According to the charging documents in this case, Acevedo is registered as a Level 3 sex offender, after he was convicted in Suffolk County Superior Court for a number of child and sexual exploitation offenses including trafficking of a person for sexual servitude, extortion by threat of injury, posing or exhibiting a child in state of nudity or sexual conduct, dissemination of matter harmful to minors, dissemination of child pornography and purchase or possession of child pornography.

And, Of Course, There are Fraud Cases

This week also featured the unsealing of an indictment charging 29 alleged members of an international group that allegedly specializes in money laundering for several Mexican Drug Cartels, including the Sinaloa Cartel and the Jalisco New Generation Cartel.

Over the past week or so, law enforcement officials from the federal, state, and local jurisdictions, have arrested at least 21 defendants located in California cities, such as San Diego, Bakersfield, and Calexico. 

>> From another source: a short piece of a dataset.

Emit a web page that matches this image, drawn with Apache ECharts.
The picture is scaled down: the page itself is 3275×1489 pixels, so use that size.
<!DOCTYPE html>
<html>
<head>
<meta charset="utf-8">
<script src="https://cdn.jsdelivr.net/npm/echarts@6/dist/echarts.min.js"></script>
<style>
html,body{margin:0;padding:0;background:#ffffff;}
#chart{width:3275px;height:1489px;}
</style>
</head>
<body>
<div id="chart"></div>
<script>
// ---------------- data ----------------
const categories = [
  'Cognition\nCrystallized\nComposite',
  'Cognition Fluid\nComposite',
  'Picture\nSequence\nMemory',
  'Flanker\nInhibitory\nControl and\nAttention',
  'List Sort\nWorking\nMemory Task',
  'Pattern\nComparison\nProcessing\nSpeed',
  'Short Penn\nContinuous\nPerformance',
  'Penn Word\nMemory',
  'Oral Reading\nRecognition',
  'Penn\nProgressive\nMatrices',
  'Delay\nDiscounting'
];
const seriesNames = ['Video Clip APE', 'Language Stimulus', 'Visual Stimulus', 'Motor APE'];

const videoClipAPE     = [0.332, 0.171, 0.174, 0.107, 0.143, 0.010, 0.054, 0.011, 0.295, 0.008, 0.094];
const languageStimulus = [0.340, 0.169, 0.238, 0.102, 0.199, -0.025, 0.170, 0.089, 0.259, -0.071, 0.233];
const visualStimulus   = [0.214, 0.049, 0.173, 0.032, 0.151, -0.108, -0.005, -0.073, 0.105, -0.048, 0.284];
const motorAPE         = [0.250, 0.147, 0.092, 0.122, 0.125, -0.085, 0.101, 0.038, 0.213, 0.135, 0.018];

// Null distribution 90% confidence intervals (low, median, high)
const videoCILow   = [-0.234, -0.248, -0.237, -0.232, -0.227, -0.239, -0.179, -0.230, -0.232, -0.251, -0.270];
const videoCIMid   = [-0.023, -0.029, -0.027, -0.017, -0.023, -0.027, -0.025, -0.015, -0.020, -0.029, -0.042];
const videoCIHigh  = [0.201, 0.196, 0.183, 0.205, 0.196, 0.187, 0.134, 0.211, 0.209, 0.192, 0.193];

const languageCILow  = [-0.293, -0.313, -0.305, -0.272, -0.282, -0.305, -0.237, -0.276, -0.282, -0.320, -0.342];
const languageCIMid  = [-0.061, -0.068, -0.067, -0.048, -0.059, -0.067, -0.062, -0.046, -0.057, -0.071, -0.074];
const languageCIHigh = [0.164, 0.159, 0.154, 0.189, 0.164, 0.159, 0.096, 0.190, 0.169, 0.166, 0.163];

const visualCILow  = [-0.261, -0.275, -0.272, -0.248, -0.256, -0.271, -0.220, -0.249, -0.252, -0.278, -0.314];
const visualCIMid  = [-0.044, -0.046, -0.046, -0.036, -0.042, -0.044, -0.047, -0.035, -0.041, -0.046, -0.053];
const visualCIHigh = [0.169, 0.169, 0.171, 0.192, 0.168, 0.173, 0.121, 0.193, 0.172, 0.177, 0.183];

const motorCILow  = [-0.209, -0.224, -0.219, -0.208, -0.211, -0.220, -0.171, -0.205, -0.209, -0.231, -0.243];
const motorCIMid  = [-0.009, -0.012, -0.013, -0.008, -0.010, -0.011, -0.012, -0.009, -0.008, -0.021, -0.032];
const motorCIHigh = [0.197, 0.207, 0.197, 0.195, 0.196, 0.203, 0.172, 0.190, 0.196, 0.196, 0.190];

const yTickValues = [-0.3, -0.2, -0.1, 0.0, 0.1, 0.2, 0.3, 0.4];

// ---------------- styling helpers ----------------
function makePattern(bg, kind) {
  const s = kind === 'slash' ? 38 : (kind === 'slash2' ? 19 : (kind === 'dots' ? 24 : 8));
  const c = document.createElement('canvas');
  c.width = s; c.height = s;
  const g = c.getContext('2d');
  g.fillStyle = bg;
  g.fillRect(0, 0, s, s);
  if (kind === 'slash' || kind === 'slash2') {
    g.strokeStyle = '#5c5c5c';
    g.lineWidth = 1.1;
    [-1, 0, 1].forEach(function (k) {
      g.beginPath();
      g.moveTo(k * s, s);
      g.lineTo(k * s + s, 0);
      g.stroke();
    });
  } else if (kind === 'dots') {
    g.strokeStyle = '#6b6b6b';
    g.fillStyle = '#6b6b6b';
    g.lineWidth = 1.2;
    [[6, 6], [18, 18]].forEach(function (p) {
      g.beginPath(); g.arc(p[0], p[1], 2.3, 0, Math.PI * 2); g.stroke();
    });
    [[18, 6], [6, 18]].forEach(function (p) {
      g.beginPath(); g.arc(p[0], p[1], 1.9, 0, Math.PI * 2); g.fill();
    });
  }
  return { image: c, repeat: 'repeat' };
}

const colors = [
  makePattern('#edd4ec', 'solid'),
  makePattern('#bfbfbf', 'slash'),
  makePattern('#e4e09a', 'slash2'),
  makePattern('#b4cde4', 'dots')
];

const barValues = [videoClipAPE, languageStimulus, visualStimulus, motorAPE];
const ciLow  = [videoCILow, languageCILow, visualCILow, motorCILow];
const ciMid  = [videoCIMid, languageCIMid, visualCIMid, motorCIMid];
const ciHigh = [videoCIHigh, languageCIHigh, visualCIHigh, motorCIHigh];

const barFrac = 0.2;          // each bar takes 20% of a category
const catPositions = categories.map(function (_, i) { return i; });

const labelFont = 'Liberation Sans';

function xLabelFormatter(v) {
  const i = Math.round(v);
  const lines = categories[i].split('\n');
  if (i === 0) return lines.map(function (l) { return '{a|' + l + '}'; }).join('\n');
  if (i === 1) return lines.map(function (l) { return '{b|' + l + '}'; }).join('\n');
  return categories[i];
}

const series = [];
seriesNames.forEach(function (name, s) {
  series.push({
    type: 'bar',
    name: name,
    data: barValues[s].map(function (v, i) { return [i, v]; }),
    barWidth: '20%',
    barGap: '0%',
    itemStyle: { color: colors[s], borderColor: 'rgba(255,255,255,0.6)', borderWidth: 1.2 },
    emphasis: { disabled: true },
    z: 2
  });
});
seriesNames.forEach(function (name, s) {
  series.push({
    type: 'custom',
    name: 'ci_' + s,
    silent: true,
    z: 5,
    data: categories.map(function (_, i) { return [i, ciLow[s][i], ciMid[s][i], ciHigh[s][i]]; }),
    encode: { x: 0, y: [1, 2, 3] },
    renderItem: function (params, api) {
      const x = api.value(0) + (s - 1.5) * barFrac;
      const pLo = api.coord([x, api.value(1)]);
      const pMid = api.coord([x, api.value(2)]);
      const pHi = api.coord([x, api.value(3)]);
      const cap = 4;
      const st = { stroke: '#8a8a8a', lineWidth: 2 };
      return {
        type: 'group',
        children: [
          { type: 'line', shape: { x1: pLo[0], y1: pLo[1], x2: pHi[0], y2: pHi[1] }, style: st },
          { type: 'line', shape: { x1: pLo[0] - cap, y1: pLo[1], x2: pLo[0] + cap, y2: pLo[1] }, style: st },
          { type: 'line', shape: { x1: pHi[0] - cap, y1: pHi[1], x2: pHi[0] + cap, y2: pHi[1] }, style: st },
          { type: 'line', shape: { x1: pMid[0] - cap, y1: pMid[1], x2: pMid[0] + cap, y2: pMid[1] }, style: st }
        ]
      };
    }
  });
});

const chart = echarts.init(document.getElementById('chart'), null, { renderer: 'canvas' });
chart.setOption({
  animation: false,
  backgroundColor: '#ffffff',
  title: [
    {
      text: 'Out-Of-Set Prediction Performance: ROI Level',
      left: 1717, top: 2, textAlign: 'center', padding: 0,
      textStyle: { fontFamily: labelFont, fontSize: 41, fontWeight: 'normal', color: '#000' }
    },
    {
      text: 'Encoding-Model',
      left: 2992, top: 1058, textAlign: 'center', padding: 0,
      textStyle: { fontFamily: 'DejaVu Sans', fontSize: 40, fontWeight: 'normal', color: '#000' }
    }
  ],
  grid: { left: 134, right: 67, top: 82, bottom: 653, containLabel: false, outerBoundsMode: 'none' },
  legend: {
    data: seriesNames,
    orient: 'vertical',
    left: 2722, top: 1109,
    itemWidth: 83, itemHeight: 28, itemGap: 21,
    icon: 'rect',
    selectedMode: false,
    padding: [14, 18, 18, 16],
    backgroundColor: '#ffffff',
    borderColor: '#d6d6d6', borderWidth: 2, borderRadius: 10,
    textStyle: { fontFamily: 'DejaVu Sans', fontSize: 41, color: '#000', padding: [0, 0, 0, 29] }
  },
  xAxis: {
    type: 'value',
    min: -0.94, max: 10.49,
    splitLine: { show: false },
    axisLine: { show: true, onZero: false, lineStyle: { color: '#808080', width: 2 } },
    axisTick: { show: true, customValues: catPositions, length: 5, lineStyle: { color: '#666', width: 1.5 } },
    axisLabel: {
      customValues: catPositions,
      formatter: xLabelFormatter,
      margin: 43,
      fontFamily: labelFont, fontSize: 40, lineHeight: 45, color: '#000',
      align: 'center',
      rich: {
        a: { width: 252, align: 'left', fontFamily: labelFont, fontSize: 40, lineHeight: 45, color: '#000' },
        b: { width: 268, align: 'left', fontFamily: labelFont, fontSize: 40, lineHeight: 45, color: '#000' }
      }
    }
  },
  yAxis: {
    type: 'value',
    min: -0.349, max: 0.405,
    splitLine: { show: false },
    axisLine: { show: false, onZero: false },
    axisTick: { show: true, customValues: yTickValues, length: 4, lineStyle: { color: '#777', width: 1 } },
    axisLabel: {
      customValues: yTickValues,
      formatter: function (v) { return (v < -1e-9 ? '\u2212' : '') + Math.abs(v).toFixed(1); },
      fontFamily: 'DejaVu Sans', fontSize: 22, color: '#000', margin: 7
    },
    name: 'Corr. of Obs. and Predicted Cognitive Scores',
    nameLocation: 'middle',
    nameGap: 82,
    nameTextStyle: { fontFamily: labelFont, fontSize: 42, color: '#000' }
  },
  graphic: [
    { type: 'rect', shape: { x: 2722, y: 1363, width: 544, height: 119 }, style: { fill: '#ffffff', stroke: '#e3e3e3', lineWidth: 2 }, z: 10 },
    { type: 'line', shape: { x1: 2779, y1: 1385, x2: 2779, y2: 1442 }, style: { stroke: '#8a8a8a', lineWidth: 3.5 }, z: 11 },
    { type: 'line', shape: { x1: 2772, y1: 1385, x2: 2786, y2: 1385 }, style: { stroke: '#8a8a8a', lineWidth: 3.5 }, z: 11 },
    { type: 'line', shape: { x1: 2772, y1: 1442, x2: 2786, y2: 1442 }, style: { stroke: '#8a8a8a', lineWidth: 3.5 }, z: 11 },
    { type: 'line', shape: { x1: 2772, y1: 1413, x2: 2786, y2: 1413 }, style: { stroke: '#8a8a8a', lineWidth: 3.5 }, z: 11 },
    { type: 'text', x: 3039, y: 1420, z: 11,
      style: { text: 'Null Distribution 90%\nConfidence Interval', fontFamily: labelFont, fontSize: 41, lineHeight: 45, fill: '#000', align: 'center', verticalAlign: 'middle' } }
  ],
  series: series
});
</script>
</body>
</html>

According to the newly unsealed indictment and other court documents, this money laundering organization, based in California’s Imperial Valley, secured contracts with several Mexican drug trafficking organizations to sell drugs from Mexico to cities throughout the United States. Once the launderers signed a contract, they communicated using burner phones, and deposited most of the money into phony business bank accounts.

Protecting the Law Enforcement Community

This past Thursday, the Acting U.S. Attorney for the District of South Dakota, Dennis R. Holmes, announced that a man from Eagle Butte had been indicted by a federal grand jury for the charge of Assaulting, Resisting, and Impeding a Federal Officer. Joseph Elsey, 26, was indicted on Nov. 9, and he made his initial appearance before a U.S. Magistrate Judge on November 12, 2021, where he pled not guilty to the charges in the indictment.

According to the indictment, it is alleged that, on Oct. 26, 2020, near Eagle Butte, Elsey assaulted a federal officer using shod feet as a weapon, as the officer was performing her official duties. The case is being investigated by the Cheyenne River Sioux Tribal Law Enforcement Services, and the case is being prosecuted by AUSA Carl Thunem. 

If he is convicted, Elsey faces as much as 20 years in prison and a $250,000 fine, as well as three years of supervised release and $100 to the Federal Crime Victims Fund.  Restitution may also be ordered.